La pérennité de la culture maori dans le monde

Le Taa Moko est en plein essor pour Wairingiringi Toi, “il y a de plus en plus d’artistes qui montent. Je ne pense pas que notre art va s’éteindre de sitôt. Au contraire, c’est en grande partie grâce à ces artistes Moko qui ont participé à la résurgence du Moko il y a quelques années.” Tamararo est persuadé que “l’avenir du Moko est entre de bonnes mains, nous devons juste continuer à le pousser dans la bonne direction pour que la prochaine génération puisse l’emmener encore plus loin.”

Le futur du Taa Moko coexiste avec Tangata Whenua (les gens présents sur l’île) selon Brad Kamo. “La couronne a essayé de décimer notre culture et a échoué. La nation Maori continue de grandir et avec elle notre Moko”. Comme il le dit si bien “Mes Tamariki (enfants) profiteront d’un monde rempli de Moko.” 
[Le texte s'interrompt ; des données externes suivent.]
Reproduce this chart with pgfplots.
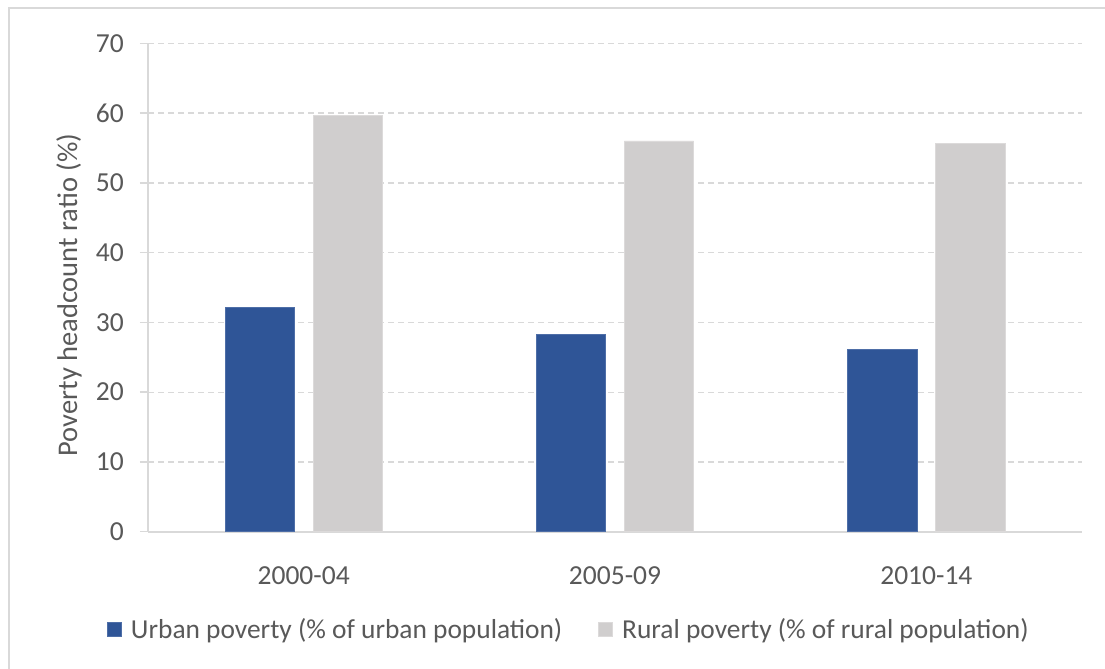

Vouloir expérimenter l’art Taa Moko n’est donc pas une appropriation culturelle selon les artistes rencontré.es si on le fait faire par un.e artiste Maori, tout en prenant en compte l’importance du Korero, et les principes du Taa Moko. Cet art est donc en pleine croissance, les descendant.es de ces pratiques remettent au centre leurs art affirmant de plus en plus leur culture.